Record list -
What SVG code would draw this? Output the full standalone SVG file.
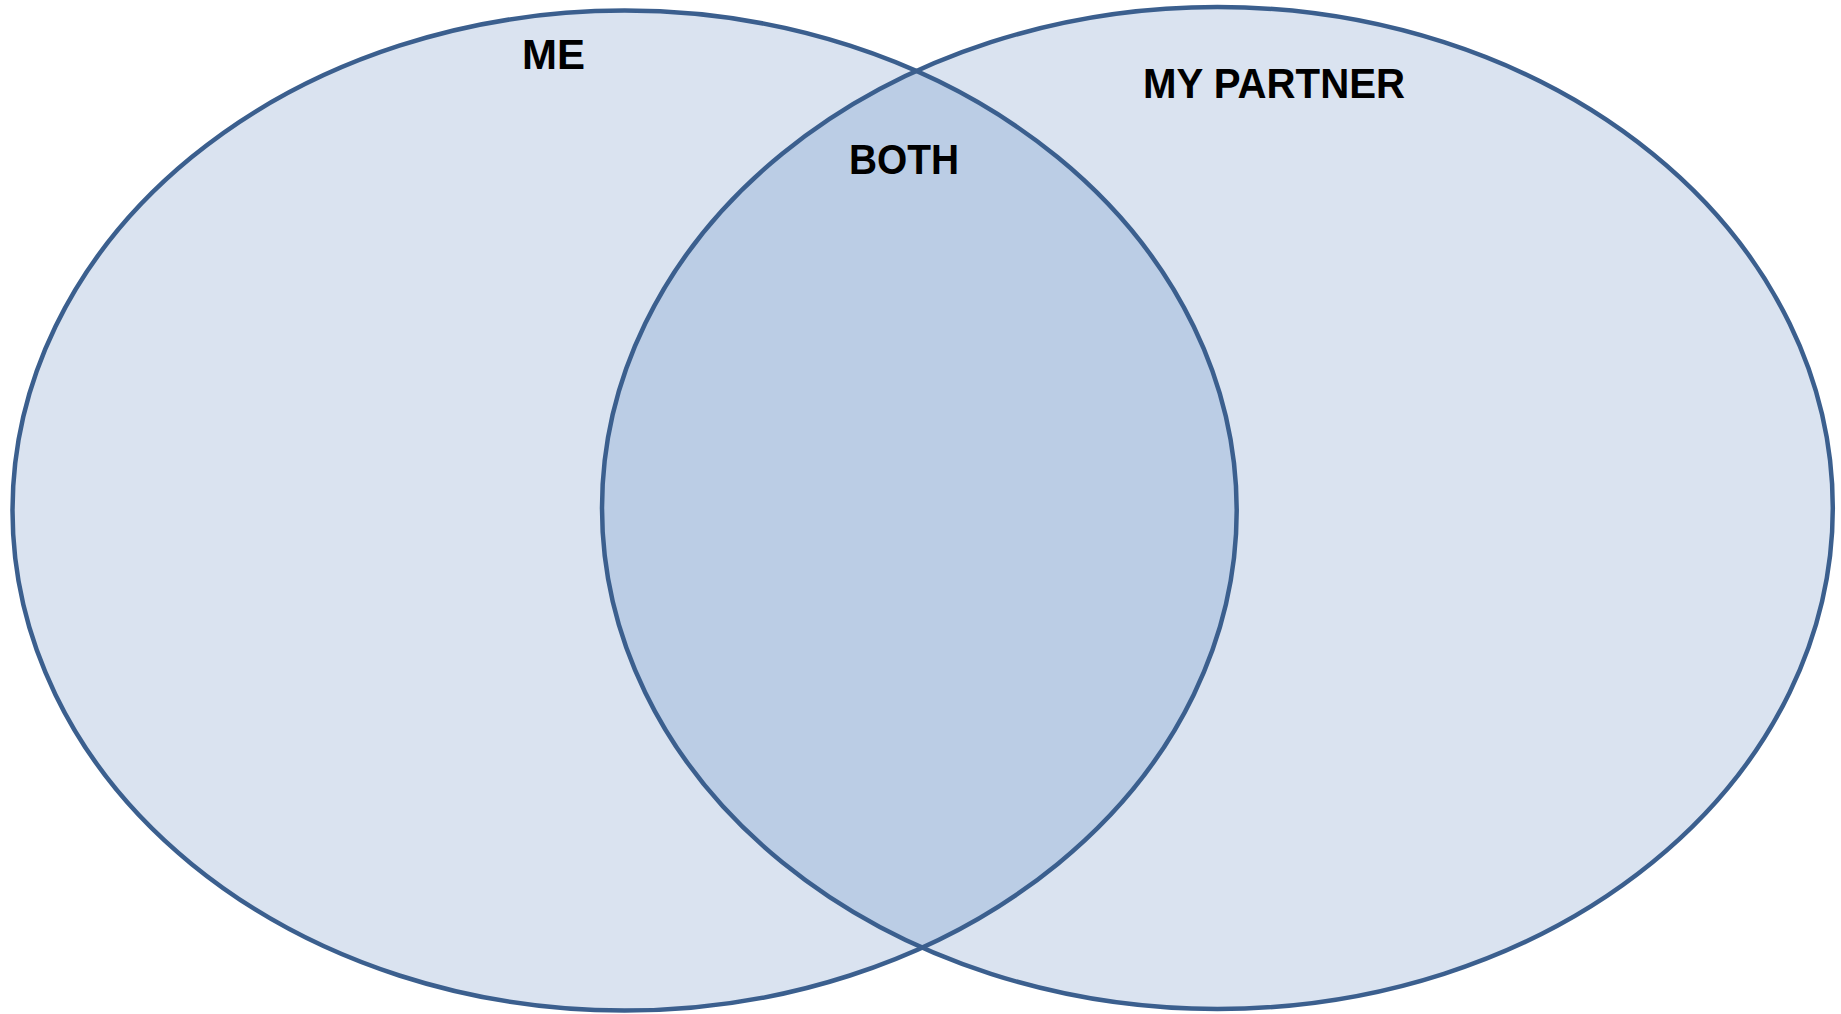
<svg xmlns="http://www.w3.org/2000/svg" width="1841" height="1014" viewBox="0 0 1841 1014">
<style>
.fill{fill:#DAE3F0;stroke:none}
.line{fill:none;stroke:#3B5F8E;stroke-width:4.5}
.lbl{font-family:"Liberation Sans",Arial,sans-serif;font-weight:bold;font-size:43px;fill:#000}
</style>
<defs>
<clipPath id="clipLeft"><ellipse cx="624.6" cy="510.6" rx="612.1" ry="500"/></clipPath>
</defs>
<rect width="1841" height="1014" fill="#fff"/>
<g id="me">
<ellipse class="fill" cx="624.6" cy="510.6" rx="612.1" ry="500"/>
</g>
<g id="partner">
<ellipse class="fill" cx="1217.4" cy="508" rx="615.4" ry="501"/>
</g>
<g id="both">
<ellipse cx="1217.4" cy="508" rx="615.4" ry="501" fill="#BBCDE5" clip-path="url(#clipLeft)"/>
</g>
<g id="outlines">
<ellipse class="line" cx="624.6" cy="510.6" rx="612.1" ry="500"/>
<ellipse class="line" cx="1217.4" cy="508" rx="615.4" ry="501"/>
</g>
<g id="labels">
<text class="lbl" x="522" y="69" textLength="63" lengthAdjust="spacingAndGlyphs">ME</text>
<text class="lbl" x="1143" y="98" textLength="262" lengthAdjust="spacingAndGlyphs">MY PARTNER</text>
<text class="lbl" x="849" y="174" textLength="110" lengthAdjust="spacingAndGlyphs">BOTH</text>
</g>
</svg>
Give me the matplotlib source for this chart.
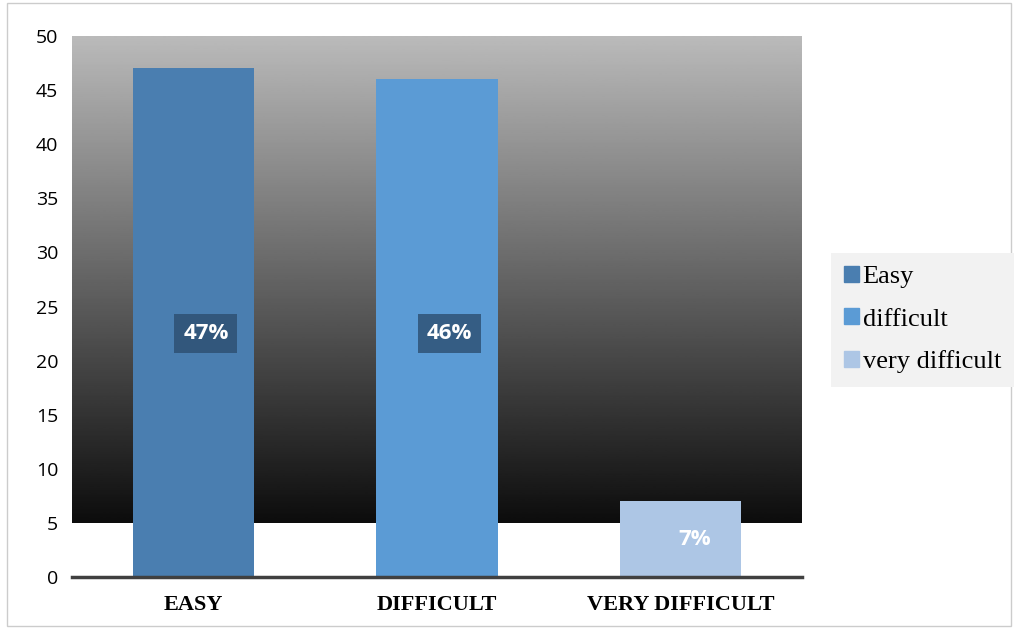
import numpy as np
import matplotlib.pyplot as plt
from matplotlib.patches import Patch, Rectangle

categories = ['EASY', 'DIFFICULT', 'VERY DIFFICULT']
legend_names = ['Easy', 'difficult', 'very difficult']
values = [47, 46, 7]
labels = ['47%', '46%', '7%']
colors = ['#4a7eb0', '#5b9bd5', '#adc6e5']

fig = plt.figure(figsize=(10.18, 6.29), dpi=100)
ax = fig.add_axes([72 / 1018, 1 - 577 / 629, 730 / 1018, 541 / 629])

# gray-to-black backdrop from 5 up to 50
grad = np.linspace(0.05, 0.73, 256).reshape(-1, 1)
ax.imshow(grad, cmap='gray', vmin=0, vmax=1, aspect='auto', origin='lower',
          extent=[-0.5, 2.5, 5, 50], zorder=0)

x = np.arange(len(categories))
ax.bar(x, values, width=0.5, color=colors, zorder=2)

box_pos = [22.5, 22.5, 3.5]
for i, (lab, yv) in enumerate(zip(labels, box_pos)):
    if i < 2:
        ax.text(x[i] + 0.05, yv, lab, ha='center', va='center', color='white', fontsize=16,
                fontweight='bold', family='Open Sans', zorder=4,
                bbox=dict(boxstyle='square,pad=0.4', fc='#2c4e70', ec='none', alpha=0.8))
    else:
        ax.text(x[i] + 0.06, yv, lab, ha='center', va='center', color='white', fontsize=16,
                fontweight='bold', family='Open Sans', zorder=4)

ax.set_xlim(-0.5, 2.5)
ax.set_ylim(0, 50)
ax.set_yticks(range(0, 51, 5))
ax.set_xticks(x)
ax.set_xticklabels(categories, family='Liberation Serif', fontweight='bold', fontsize=16)
ax.tick_params(axis='y', length=0, labelsize=14, pad=10)
ax.tick_params(axis='x', length=0, pad=13)
for t in ax.get_yticklabels():
    t.set_family('Open Sans')
for s in ['top', 'right', 'left']:
    ax.spines[s].set_visible(False)
ax.spines['bottom'].set_color('#404040')
ax.spines['bottom'].set_linewidth(2.5)

handles = [Patch(color=c) for c in colors]
leg = fig.legend(handles, legend_names, loc='upper left', bbox_to_anchor=(831 / 1018, 1 - 253 / 629),
                 prop={'family': 'Liberation Serif', 'size': 19}, frameon=True, fancybox=False,
                 handlelength=0.55, handleheight=0.55, handletextpad=0.15, labelspacing=0.75,
                 borderpad=0.5, borderaxespad=0)
leg.get_frame().set_facecolor('#f2f2f2')
leg.get_frame().set_edgecolor('none')
leg.get_frame().set_alpha(1)

fig.patches.append(Rectangle((7 / 1018, 0.005), 1004 / 1018, 0.99, transform=fig.transFigure,
                             fill=False, ec='#cccccc', lw=1))

fig.savefig('out.png', dpi=100)
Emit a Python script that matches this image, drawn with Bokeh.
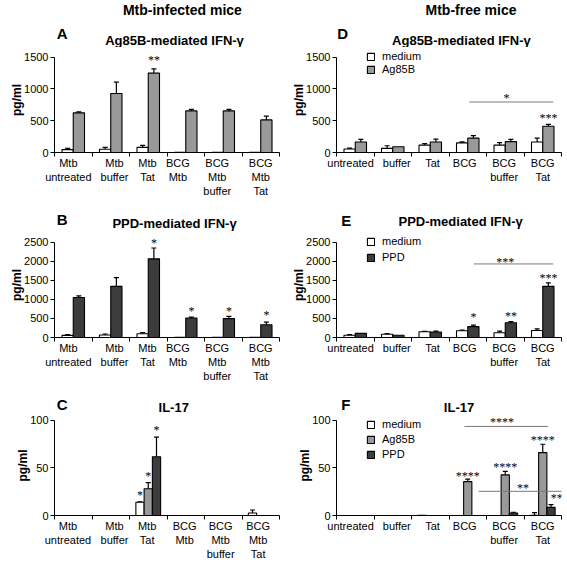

Given task -
Give every record again exactly, apart from the pictures, which stay out.

Worked answer -
What SVG code would draw this? Output the full standalone SVG file.
<svg xmlns="http://www.w3.org/2000/svg" width="1841" height="1014" viewBox="0 0 1841 1014">
<style>
.fill{fill:#DAE3F0;stroke:none}
.line{fill:none;stroke:#3B5F8E;stroke-width:4.5}
.lbl{font-family:"Liberation Sans",Arial,sans-serif;font-weight:bold;font-size:43px;fill:#000}
</style>
<defs>
<clipPath id="clipLeft"><ellipse cx="624.6" cy="510.6" rx="612.1" ry="500"/></clipPath>
</defs>
<rect width="1841" height="1014" fill="#fff"/>
<g id="me">
<ellipse class="fill" cx="624.6" cy="510.6" rx="612.1" ry="500"/>
</g>
<g id="partner">
<ellipse class="fill" cx="1217.4" cy="508" rx="615.4" ry="501"/>
</g>
<g id="both">
<ellipse cx="1217.4" cy="508" rx="615.4" ry="501" fill="#BBCDE5" clip-path="url(#clipLeft)"/>
</g>
<g id="outlines">
<ellipse class="line" cx="624.6" cy="510.6" rx="612.1" ry="500"/>
<ellipse class="line" cx="1217.4" cy="508" rx="615.4" ry="501"/>
</g>
<g id="labels">
<text class="lbl" x="522" y="69" textLength="63" lengthAdjust="spacingAndGlyphs">ME</text>
<text class="lbl" x="1143" y="98" textLength="262" lengthAdjust="spacingAndGlyphs">MY PARTNER</text>
<text class="lbl" x="849" y="174" textLength="110" lengthAdjust="spacingAndGlyphs">BOTH</text>
</g>
</svg>
Give me the matplotlib source for this chart.
import numpy as np
import matplotlib.pyplot as plt
from matplotlib.patches import Patch, Rectangle

categories = ['EASY', 'DIFFICULT', 'VERY DIFFICULT']
legend_names = ['Easy', 'difficult', 'very difficult']
values = [47, 46, 7]
labels = ['47%', '46%', '7%']
colors = ['#4a7eb0', '#5b9bd5', '#adc6e5']

fig = plt.figure(figsize=(10.18, 6.29), dpi=100)
ax = fig.add_axes([72 / 1018, 1 - 577 / 629, 730 / 1018, 541 / 629])

# gray-to-black backdrop from 5 up to 50
grad = np.linspace(0.05, 0.73, 256).reshape(-1, 1)
ax.imshow(grad, cmap='gray', vmin=0, vmax=1, aspect='auto', origin='lower',
          extent=[-0.5, 2.5, 5, 50], zorder=0)

x = np.arange(len(categories))
ax.bar(x, values, width=0.5, color=colors, zorder=2)

box_pos = [22.5, 22.5, 3.5]
for i, (lab, yv) in enumerate(zip(labels, box_pos)):
    if i < 2:
        ax.text(x[i] + 0.05, yv, lab, ha='center', va='center', color='white', fontsize=16,
                fontweight='bold', family='Open Sans', zorder=4,
                bbox=dict(boxstyle='square,pad=0.4', fc='#2c4e70', ec='none', alpha=0.8))
    else:
        ax.text(x[i] + 0.06, yv, lab, ha='center', va='center', color='white', fontsize=16,
                fontweight='bold', family='Open Sans', zorder=4)

ax.set_xlim(-0.5, 2.5)
ax.set_ylim(0, 50)
ax.set_yticks(range(0, 51, 5))
ax.set_xticks(x)
ax.set_xticklabels(categories, family='Liberation Serif', fontweight='bold', fontsize=16)
ax.tick_params(axis='y', length=0, labelsize=14, pad=10)
ax.tick_params(axis='x', length=0, pad=13)
for t in ax.get_yticklabels():
    t.set_family('Open Sans')
for s in ['top', 'right', 'left']:
    ax.spines[s].set_visible(False)
ax.spines['bottom'].set_color('#404040')
ax.spines['bottom'].set_linewidth(2.5)

handles = [Patch(color=c) for c in colors]
leg = fig.legend(handles, legend_names, loc='upper left', bbox_to_anchor=(831 / 1018, 1 - 253 / 629),
                 prop={'family': 'Liberation Serif', 'size': 19}, frameon=True, fancybox=False,
                 handlelength=0.55, handleheight=0.55, handletextpad=0.15, labelspacing=0.75,
                 borderpad=0.5, borderaxespad=0)
leg.get_frame().set_facecolor('#f2f2f2')
leg.get_frame().set_edgecolor('none')
leg.get_frame().set_alpha(1)

fig.patches.append(Rectangle((7 / 1018, 0.005), 1004 / 1018, 0.99, transform=fig.transFigure,
                             fill=False, ec='#cccccc', lw=1))

fig.savefig('out.png', dpi=100)
Emit a Python script that matches this image, drawn with Bokeh.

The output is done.